▶ [Instruction]
Extract everything from the first line through the line with "SOLL_A = [1.9, 4.9, 7.8, 14.0, 28.1, 100.0]", both ends included, except for any pictures.

▶ [Data block]
.....
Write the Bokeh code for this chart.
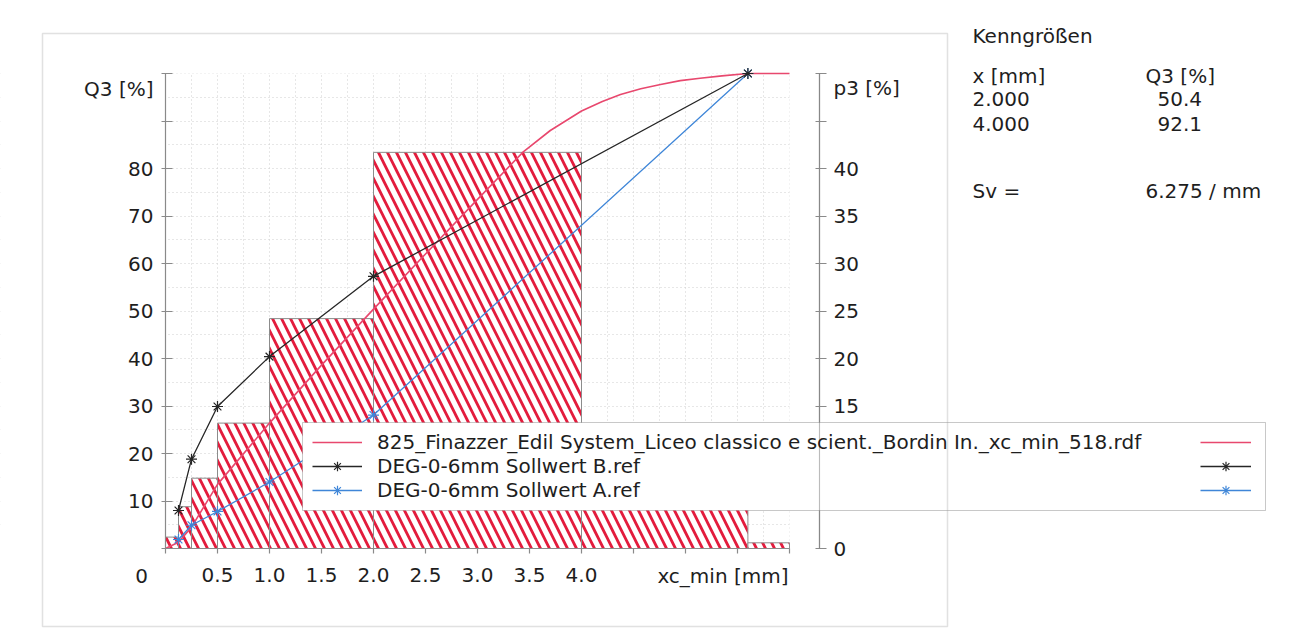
from bokeh.plotting import figure
from bokeh.models import (Range1d, LinearAxis, FixedTicker, Label, Legend,
                          LegendItem, BoxAnnotation)
from bokeh.core.properties import value
from bokeh.embed import file_html
from bokeh.resources import INLINE

# ---------------- data ----------------
BIN_LEFT = [0.0, 0.125, 0.25, 0.5, 1.0, 2.0, 4.0, 5.6]
BIN_RIGHT = [0.125, 0.25, 0.5, 1.0, 2.0, 4.0, 5.6, 6.0]
P3 = [1.2, 4.4, 7.4, 13.2, 24.2, 41.7, 7.3, 0.6]

CURVE_X = [0.0, 0.125, 0.25, 0.5, 1.0, 1.5, 2.0, 2.5, 3.0, 3.44, 3.7, 4.0,
           4.2, 4.375, 4.57, 4.76, 4.95, 5.14, 5.35, 5.6, 6.0]
CURVE_Q3 = [0.0, 1.3, 4.5, 13.5, 26.4, 38.6, 50.4, 62.0, 73.5, 83.5, 88.0,
            92.1, 94.1, 95.6, 96.8, 97.7, 98.5, 99.0, 99.5, 100.0, 100.0]

SOLL_X = [0.125, 0.25, 0.5, 1.0, 2.0, 5.6]
SOLL_B = [8.0, 18.8, 29.9, 40.4, 57.3, 100.0]
SOLL_A = [1.9, 4.9, 7.8, 14.0, 28.1, 100.0]

X_TICKS = [0.0, 0.5, 1.0, 1.5, 2.0, 2.5, 3.0, 3.5, 4.0, 4.5, 5.0, 5.5, 6.0]
X_LABELS = ["", "0.5", "1.0", "1.5", "2.0", "2.5", "3.0", "3.5", "4.0", "", "", "", ""]
Q3_TICKS = [0, 10, 20, 30, 40, 50, 60, 70, 80, 90, 100]
Q3_LABELS = ["", "10", "20", "30", "40", "50", "60", "70", "80", "", ""]
P3_TICKS = [0, 5, 10, 15, 20, 25, 30, 35, 40, 45, 50]
P3_LABELS = ["0", "5", "10", "15", "20", "25", "30", "35", "40", "", ""]
GRID_X = [0.25, 0.5, 0.75, 1.0, 1.25, 1.5, 1.75, 2.0, 2.25, 2.5, 2.75, 3.0,
          3.25, 3.5, 3.75, 4.0, 4.25, 4.5, 4.75, 5.0, 5.25, 5.5, 5.75, 6.0]
GRID_Y = [5, 10, 15, 20, 25, 30, 35, 40, 45, 50, 55, 60, 65, 70, 75, 80, 85,
          90, 95, 100]

LEGEND_LABELS = [
    "825_Finazzer_Edil System_Liceo classico e scient._Bordin In._xc_min_518.rdf",
    "DEG-0-6mm Sollwert B.ref",
    "DEG-0-6mm Sollwert A.ref",
]
KENN_TITLE = "Kenngrößen"
KENN_HEAD = ["x [mm]", "Q3 [%]"]
KENN_X = ["2.000", "4.000"]
KENN_Q3 = ["50.4", "92.1"]
SV_LABEL = ["Sv =", "6.275 / mm"]

# ---------------- layout constants (pixels) ----------------
W, H = 1300, 640
X0_PX, PX_MM = 165, 104          # screen x of 0 mm, pixels per mm
Y0_PX, PX_Q3 = 548, 4.75         # screen y (from top) of Q3 = 0, pixels per %
X_END = (819 - X0_PX) / PX_MM    # position of the right (p3) axis
X_MAX = 6.0

FONT = "DejaVu Sans"
FS = "20px"
TXT = "#1e1e1e"
AX = "#8a8a8a"
RED = "#e31c3d"

x_lo, x_hi = -X0_PX / PX_MM, (W - X0_PX) / PX_MM
q_lo, q_hi = -(H - Y0_PX) / PX_Q3, Y0_PX / PX_Q3

p = figure(width=W, height=H, output_backend="svg", toolbar_location=None,
           x_range=Range1d(x_lo, x_hi), y_range=Range1d(q_lo, q_hi),
           min_border=0)
p.outline_line_color = None
p.background_fill_color = "white"
p.border_fill_color = "white"
p.extra_y_ranges = {"p3": Range1d(q_lo / 2, q_hi / 2)}

# grid (dotted), clipped to the plotting area by white masks
p.xgrid.ticker = FixedTicker(ticks=GRID_X)
p.ygrid.ticker = FixedTicker(ticks=GRID_Y)
for g in (p.xgrid, p.ygrid):
    g.grid_line_color = "#cfcfcf"
    g.grid_line_dash = "1 3"
    g.grid_line_width = 1
mask = dict(fill_color="white", fill_alpha=1.0, line_color=None, level="underlay")
p.add_layout(BoxAnnotation(right=0, **mask))
p.add_layout(BoxAnnotation(left=X_MAX, **mask))
p.add_layout(BoxAnnotation(bottom=100, **mask))
p.add_layout(BoxAnnotation(top=0, **mask))

# histogram bars (p3, right axis)
p.quad(left=BIN_LEFT, right=BIN_RIGHT, bottom=0, top=P3, y_range_name="p3",
       fill_color="white", hatch_pattern="\\", hatch_color=RED,
       hatch_weight=2.8, hatch_scale=18, line_color="#8c8c8c", line_width=1)

# curves
red = p.line(CURVE_X, CURVE_Q3, line_color="#e8486e", line_width=1.6)
blu_l = p.line(SOLL_X, SOLL_A, line_color="#3f86d8", line_width=1.3)
blu_s = p.scatter(SOLL_X, SOLL_A, marker="asterisk", size=11,
                  line_color="#3f86d8", line_width=1.2)
blk_l = p.line(SOLL_X, SOLL_B, line_color="#262626", line_width=1.3)
blk_s = p.scatter(SOLL_X, SOLL_B, marker="asterisk", size=11,
                  line_color="#262626", line_width=1.2)

# axes
def style_axis(ax, ticks, labels):
    ax.ticker = FixedTicker(ticks=ticks)
    ax.major_label_overrides = {t: l for t, l in zip(ticks, labels)}
    ax.axis_line_color = AX
    ax.axis_line_width = 1.2
    ax.major_tick_line_color = AX
    ax.major_tick_line_width = 1.2
    ax.minor_tick_line_color = None
    ax.major_label_text_font = FONT
    ax.major_label_text_font_size = FS
    ax.major_label_text_color = TXT

xa = p.xaxis[0]
style_axis(xa, X_TICKS, X_LABELS)
xa.fixed_location = 0
xa.major_tick_in = 0
xa.major_tick_out = 5
xa.major_label_standoff = 14
xa.bounds = (0, X_MAX)

ya = p.yaxis[0]
style_axis(ya, Q3_TICKS, Q3_LABELS)
ya.fixed_location = 0
ya.major_tick_in = 7
ya.major_tick_out = 4
ya.major_label_standoff = 8
ya.bounds = (0, 100)

ra = LinearAxis(y_range_name="p3")
style_axis(ra, P3_TICKS, P3_LABELS)
ra.fixed_location = X_END
ra.major_tick_in = 4
ra.major_tick_out = 7
ra.major_label_standoff = 7
ra.bounds = (0, 50)
p.add_layout(ra, "right")

# texts (screen units: from the canvas' bottom-left corner)
def lab(x, y_top, t, align="left"):
    p.add_layout(Label(x=x, y=H - y_top, x_units="screen", y_units="screen",
                       text=t, text_font=FONT, text_font_size=FS,
                       text_color=TXT, text_align=align,
                       text_baseline="middle"))

lab(153, 88, "Q3 [%]", "right")
lab(833, 87, "p3 [%]")
lab(141, 575, "0", "center")
lab(788, 575, "xc_min [mm]", "right")

lab(972, 35, KENN_TITLE)
lab(972, 75, KENN_HEAD[0])
lab(1145, 75, KENN_HEAD[1])
for i, (a, b) in enumerate(zip(KENN_X, KENN_Q3)):
    lab(972, 98 + 25 * i, a)
    lab(1157, 98 + 25 * i, b)
lab(972, 190, SV_LABEL[0])
lab(1145, 190, SV_LABEL[1])

# legend box
p.add_layout(BoxAnnotation(left=302, right=1265, top=H - 422, bottom=H - 510,
                           left_units="screen", right_units="screen",
                           top_units="screen", bottom_units="screen",
                           fill_color="white", fill_alpha=1.0,
                           line_color="#4a4a4a", line_width=1))

common = dict(orientation="vertical", padding=0, margin=0, spacing=0,
              glyph_height=24, label_height=24, background_fill_alpha=0,
              border_line_color=None, label_text_font=FONT,
              label_text_font_size=FS, label_text_color=TXT)
leg1 = Legend(items=[LegendItem(label=LEGEND_LABELS[0], renderers=[red]),
                     LegendItem(label=LEGEND_LABELS[1], renderers=[blk_l, blk_s]),
                     LegendItem(label=LEGEND_LABELS[2], renderers=[blu_l, blu_s])],
              location=(312, H - 502), glyph_width=50, label_standoff=15, **common)
p.add_layout(leg1)
leg2 = Legend(items=[LegendItem(label=value(" "), renderers=[red]),
                     LegendItem(label=value(" "), renderers=[blk_l, blk_s]),
                     LegendItem(label=value(" "), renderers=[blu_l, blu_s])],
              location=(1200, H - 502), glyph_width=51, label_standoff=0, **common)
p.add_layout(leg2)

# lines that lie on top of the legend in the reference (same level, added later)
p.add_layout(BoxAnnotation(left=X_END - 0.002, right=X_END + 0.002,
                           bottom=0, top=100, fill_color=AX, fill_alpha=1.0,
                           line_color=AX, line_width=0.6))
p.add_layout(BoxAnnotation(left=42, right=947, top=H - 33, bottom=H - 626,
                           left_units="screen", right_units="screen",
                           top_units="screen", bottom_units="screen",
                           fill_alpha=0, line_color="#9a9a9a", line_width=1.5))

open("out.html", "w").write(file_html(p, INLINE))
.....
▶ [The reply]
Write the Bokeh code for this chart.
from bokeh.plotting import figure
from bokeh.models import (Range1d, LinearAxis, FixedTicker, Label, Legend,
                          LegendItem, BoxAnnotation)
from bokeh.core.properties import value
from bokeh.embed import file_html
from bokeh.resources import INLINE

# ---------------- data ----------------
BIN_LEFT = [0.0, 0.125, 0.25, 0.5, 1.0, 2.0, 4.0, 5.6]
BIN_RIGHT = [0.125, 0.25, 0.5, 1.0, 2.0, 4.0, 5.6, 6.0]
P3 = [1.2, 4.4, 7.4, 13.2, 24.2, 41.7, 7.3, 0.6]

CURVE_X = [0.0, 0.125, 0.25, 0.5, 1.0, 1.5, 2.0, 2.5, 3.0, 3.44, 3.7, 4.0,
           4.2, 4.375, 4.57, 4.76, 4.95, 5.14, 5.35, 5.6, 6.0]
CURVE_Q3 = [0.0, 1.3, 4.5, 13.5, 26.4, 38.6, 50.4, 62.0, 73.5, 83.5, 88.0,
            92.1, 94.1, 95.6, 96.8, 97.7, 98.5, 99.0, 99.5, 100.0, 100.0]

SOLL_X = [0.125, 0.25, 0.5, 1.0, 2.0, 5.6]
SOLL_B = [8.0, 18.8, 29.9, 40.4, 57.3, 100.0]
SOLL_A = [1.9, 4.9, 7.8, 14.0, 28.1, 100.0]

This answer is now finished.